For the past nine months, I’ve been using our classroom blog as a window into my classroom. Parents, grandparents, relatives, and friends have been able to take a peek inside our room and actually join in on many of our learning experiences. But summer is now upon us. In previous years, the classroom blog has taken its own summer break. As the kids left at the end of May for summer vacation, the classroom blog went silent until school started again in the fall. But I think the blog may stay active this summer. I’ve got a few ideas…

Book Talks – Recommending books is a daily and ongoing activity in our classroom. We share great books during class meetings, when we browse our classroom library, during share time in readers’ workshop, while we’re chatting at lunch, and as we’re unpacking our book bags each morning. The classroom blog can give us space to continue our conversations about books. Book recommendations can be posted and students can share their own comments. The blog can become a place for students to share and write about the books they’re enjoying over the summer.

Interviews and Guest Bloggers – I love reading blogs that interview authors or have posts written by special guests. It’s nice to hear a new voice or perspective. This summer, I could interview a student once a week or so and post the interview on the blog. Kids LOVE being in the spotlight and being interviewed seems to impart celebrity status. I could also invite students to write guests post on any number of topics – vacations, books, travel, what to do when you’re bored, how to keep cool on hot South Carolina summer days…so many possibilities.

Conversations – I could also invite students to read a shared book each month. I would need to choose a book that is accessible to all my students and can easily be found at the public library or local book store. I could post questions, responses, wonderings, theories – all the thinking that we usually have inside the four walls of our classroom. The blog could easily be a vehicle to capture our conversations around this shared experience..

Challenge Problems – Each week during the school year, I give my students math “Challenge Problems.” Students get points for using the correct strategy and points for finding the correct answer. I could continue to give my students challenge problems over the summer by posting them on the blog. Students could email me their responses, using writing to explain how they came up with their answer.

I love the summer. I love having more time to reflect, read, and now… blog. I’m not sure how it will all work out, but I have high hopes. I’m looking forward to staying connected to my students and their summer experiences. If you’d like to share any ideas about how to keep a classroom blog going during the summer months, please leave a comment below this post. I would love to hear your thoughts!

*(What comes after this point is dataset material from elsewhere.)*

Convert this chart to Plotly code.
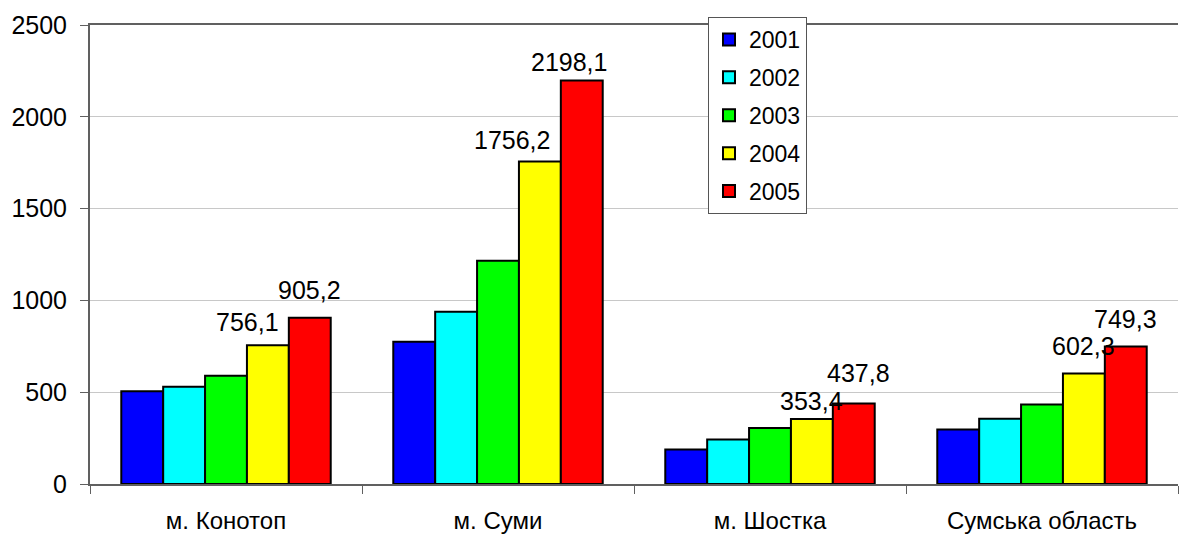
import plotly.graph_objects as go

categories = ["м. Конотоп", "м. Суми", "м. Шостка", "Сумська область"]
years = ["2001", "2002", "2003", "2004", "2005"]
v2001 = [505, 775, 188, 297]
v2002 = [530, 938, 242, 355]
v2003 = [590, 1216, 305, 433]
v2004 = [756.1, 1756.2, 353.4, 602.3]
v2005 = [905.2, 2198.1, 437.8, 749.3]
series = [v2001, v2002, v2003, v2004, v2005]
colors = ["#0000FF", "#00FFFF", "#00FF00", "#FFFF00", "#FF0000"]
labelled = [3, 4]  # series indices that carry value labels (2004, 2005)

# label nudges (px): (dx, dy) for series 2004 and 2005 in each category
label_shift = {
    (0, 3): (-20, 23), (0, 4): (0, 28),
    (1, 3): (-28, 22), (1, 4): (-13, 18),
    (2, 3): (0, 18), (2, 4): (5, 31),
    (3, 3): (0, 27), (3, 4): (0, 27),
}

FONT = "Liberation Sans, Arial, sans-serif"
bargap = 0.23

fig = go.Figure()
for k, (yr, vals, col) in enumerate(zip(years, series, colors)):
    fig.add_trace(go.Bar(
        x=categories, y=vals, name=yr, legendgroup=yr,
        marker=dict(color=col, line=dict(color="#000000", width=2)),
        hoverinfo="x+y+name",
    ))

bar_w = (1 - bargap) / len(series)
annotations = []
for k in labelled:
    for i, v in enumerate(series[k]):
        dx, dy = label_shift[(i, k)]
        annotations.append(dict(
            x=i + (k - (len(series) - 1) / 2) * bar_w, y=v,
            xref="x", yref="y", text=f"{v:.1f}".replace(".", ","),
            showarrow=False, xanchor="center", yanchor="middle",
            xshift=dx, yshift=dy,
            font=dict(family=FONT, size=25, color="#000000"),
        ))

fig.update_layout(
    width=1179, height=534,
    margin=dict(l=90, r=1, t=25, b=50, autoexpand=False),
    paper_bgcolor="#FFFFFF", plot_bgcolor="#FFFFFF",
    barmode="group", bargap=bargap, bargroupgap=0,
    font=dict(family=FONT, size=24, color="#000000"),
    showlegend=True,
    legend=dict(
        x=(708 - 90) / 1088, y=(484 - 17) / 459, xanchor="left", yanchor="top",
        bgcolor="#FFFFFF", bordercolor="#555555", borderwidth=1,
        font=dict(family=FONT, size=23, color="#000000"),
        tracegroupgap=5, traceorder="grouped", itemwidth=30,
    ),
    annotations=annotations,
    xaxis=dict(
        type="category", showgrid=False, showline=True, linecolor="#606060", linewidth=2,
        mirror=True,
        ticks="outside", tickson="boundaries", ticklen=8, tickcolor="#606060", tickwidth=1,
        ticklabelstandoff=14,
        tickfont=dict(family=FONT, size=24, color="#000000"),
        range=[-0.5, 3.5],
    ),
    yaxis=dict(
        range=[0, 2500], tickvals=[0, 500, 1000, 1500, 2000, 2500],
        showgrid=True, gridcolor="#C8C8C8", gridwidth=1,
        showline=True, linecolor="#606060", linewidth=2,
        ticks="outside", ticklen=8, tickcolor="#606060", tickwidth=1,
        ticklabelstandoff=8,
        tickfont=dict(family=FONT, size=25, color="#000000"),
        zeroline=False,
    ),
)

fig.write_html(
    "out.html",
    config={"displayModeBar": False},
    post_script="document.body.style.margin='0';document.body.style.padding='0';",
)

Entry Filed under: Classroom practice

4 Comments Add your own

  • 1. judy  |  July 2nd, 2009 at 4:40 pm

    I am part of an exciting project in Pakistan, helping to introduce children amd teachers to some new ideas about books and reading. We want to create a blog that provides a place for students in the US to talk with students in Pakistan. and for teachers and parents and interested others to join in the conversation.

  • 2. Shamina  |  July 2nd, 2009 at 7:51 pm

    You could pose essential questions each week concerning current news events and have students blog their responses. Allow the students to have an ongoing discussion.

  • 3. Gresham  |  July 8th, 2009 at 9:29 am

    Shamina – excellent idea! We have a current events journal in our classroom that we share during our class meeting. Students can bring in news articles to share and discuss with the class. The blog would be a great way to continue that practice.

  • 4. Gresham  |  July 8th, 2009 at 9:32 am

    Judy – I’m excited about your ideas. A blog would be an excellent forum for students in different countries to share and collaborate together.